→ WORK TO BE COMPLETED: Reproduce the material below line by line, beginning with its first line and ending with the line that contains "const data = times.map((t, i)"; leave out pictures.
— start of INFORMATION SHOWN —
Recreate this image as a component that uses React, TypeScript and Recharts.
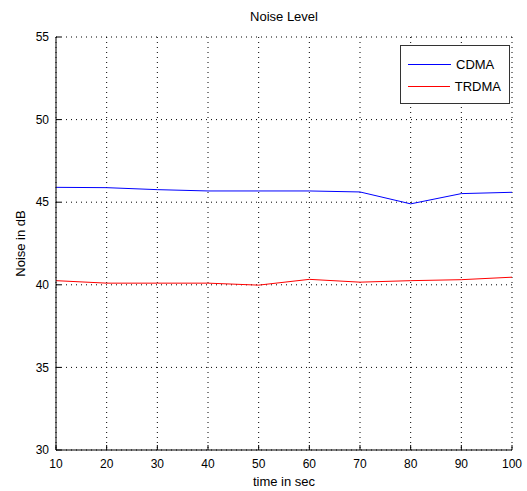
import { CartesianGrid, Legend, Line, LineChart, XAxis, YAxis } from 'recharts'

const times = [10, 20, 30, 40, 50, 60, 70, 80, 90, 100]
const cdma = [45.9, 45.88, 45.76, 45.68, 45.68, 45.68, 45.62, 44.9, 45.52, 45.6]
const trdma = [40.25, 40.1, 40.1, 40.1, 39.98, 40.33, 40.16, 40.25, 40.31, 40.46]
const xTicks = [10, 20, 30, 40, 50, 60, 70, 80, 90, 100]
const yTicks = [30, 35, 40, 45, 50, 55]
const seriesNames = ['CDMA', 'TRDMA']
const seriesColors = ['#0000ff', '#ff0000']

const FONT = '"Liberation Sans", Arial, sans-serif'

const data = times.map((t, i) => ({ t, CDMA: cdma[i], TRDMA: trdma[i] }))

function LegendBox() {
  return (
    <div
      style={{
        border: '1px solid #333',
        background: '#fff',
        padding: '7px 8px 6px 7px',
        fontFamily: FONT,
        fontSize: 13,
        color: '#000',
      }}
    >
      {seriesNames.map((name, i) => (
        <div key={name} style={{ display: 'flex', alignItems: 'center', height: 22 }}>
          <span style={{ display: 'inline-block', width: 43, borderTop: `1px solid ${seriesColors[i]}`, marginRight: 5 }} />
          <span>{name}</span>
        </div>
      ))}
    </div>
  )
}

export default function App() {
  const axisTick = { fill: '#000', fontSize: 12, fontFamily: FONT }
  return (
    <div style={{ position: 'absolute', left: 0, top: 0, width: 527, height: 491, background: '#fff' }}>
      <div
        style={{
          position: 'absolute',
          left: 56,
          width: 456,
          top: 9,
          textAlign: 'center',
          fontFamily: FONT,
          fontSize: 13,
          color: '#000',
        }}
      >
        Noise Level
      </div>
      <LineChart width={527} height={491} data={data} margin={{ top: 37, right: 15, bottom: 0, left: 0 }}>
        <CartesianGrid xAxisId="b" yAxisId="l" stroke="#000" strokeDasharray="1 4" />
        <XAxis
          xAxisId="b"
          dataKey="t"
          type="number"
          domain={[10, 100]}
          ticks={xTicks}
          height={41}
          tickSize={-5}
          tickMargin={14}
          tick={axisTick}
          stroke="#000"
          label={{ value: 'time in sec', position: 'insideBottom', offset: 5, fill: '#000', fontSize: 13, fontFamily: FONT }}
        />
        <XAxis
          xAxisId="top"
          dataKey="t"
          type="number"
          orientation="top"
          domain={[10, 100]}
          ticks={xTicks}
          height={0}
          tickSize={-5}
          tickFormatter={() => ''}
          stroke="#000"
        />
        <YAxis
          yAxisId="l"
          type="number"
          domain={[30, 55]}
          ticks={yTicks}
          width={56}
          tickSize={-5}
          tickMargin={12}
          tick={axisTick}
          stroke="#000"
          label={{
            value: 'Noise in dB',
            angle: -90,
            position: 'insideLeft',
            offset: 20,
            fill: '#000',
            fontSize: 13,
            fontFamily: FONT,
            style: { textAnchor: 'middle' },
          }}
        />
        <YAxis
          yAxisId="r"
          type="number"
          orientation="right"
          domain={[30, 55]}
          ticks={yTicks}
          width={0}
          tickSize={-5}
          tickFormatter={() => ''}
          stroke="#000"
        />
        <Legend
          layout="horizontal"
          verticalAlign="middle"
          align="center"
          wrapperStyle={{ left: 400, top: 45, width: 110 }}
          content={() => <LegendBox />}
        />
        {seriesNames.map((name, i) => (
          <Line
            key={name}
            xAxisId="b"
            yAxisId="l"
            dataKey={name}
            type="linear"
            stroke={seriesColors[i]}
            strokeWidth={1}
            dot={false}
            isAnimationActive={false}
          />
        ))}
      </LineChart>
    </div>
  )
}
— end of INFORMATION SHOWN —
→ SOLUTION FOR THIS EXERCISE:
Recreate this image as a component that uses React, TypeScript and Recharts.
import { CartesianGrid, Legend, Line, LineChart, XAxis, YAxis } from 'recharts'

const times = [10, 20, 30, 40, 50, 60, 70, 80, 90, 100]
const cdma = [45.9, 45.88, 45.76, 45.68, 45.68, 45.68, 45.62, 44.9, 45.52, 45.6]
const trdma = [40.25, 40.1, 40.1, 40.1, 39.98, 40.33, 40.16, 40.25, 40.31, 40.46]
const xTicks = [10, 20, 30, 40, 50, 60, 70, 80, 90, 100]
const yTicks = [30, 35, 40, 45, 50, 55]
const seriesNames = ['CDMA', 'TRDMA']
const seriesColors = ['#0000ff', '#ff0000']

const FONT = '"Liberation Sans", Arial, sans-serif'

const data = times.map((t, i) => ({ t, CDMA: cdma[i], TRDMA: trdma[i] }))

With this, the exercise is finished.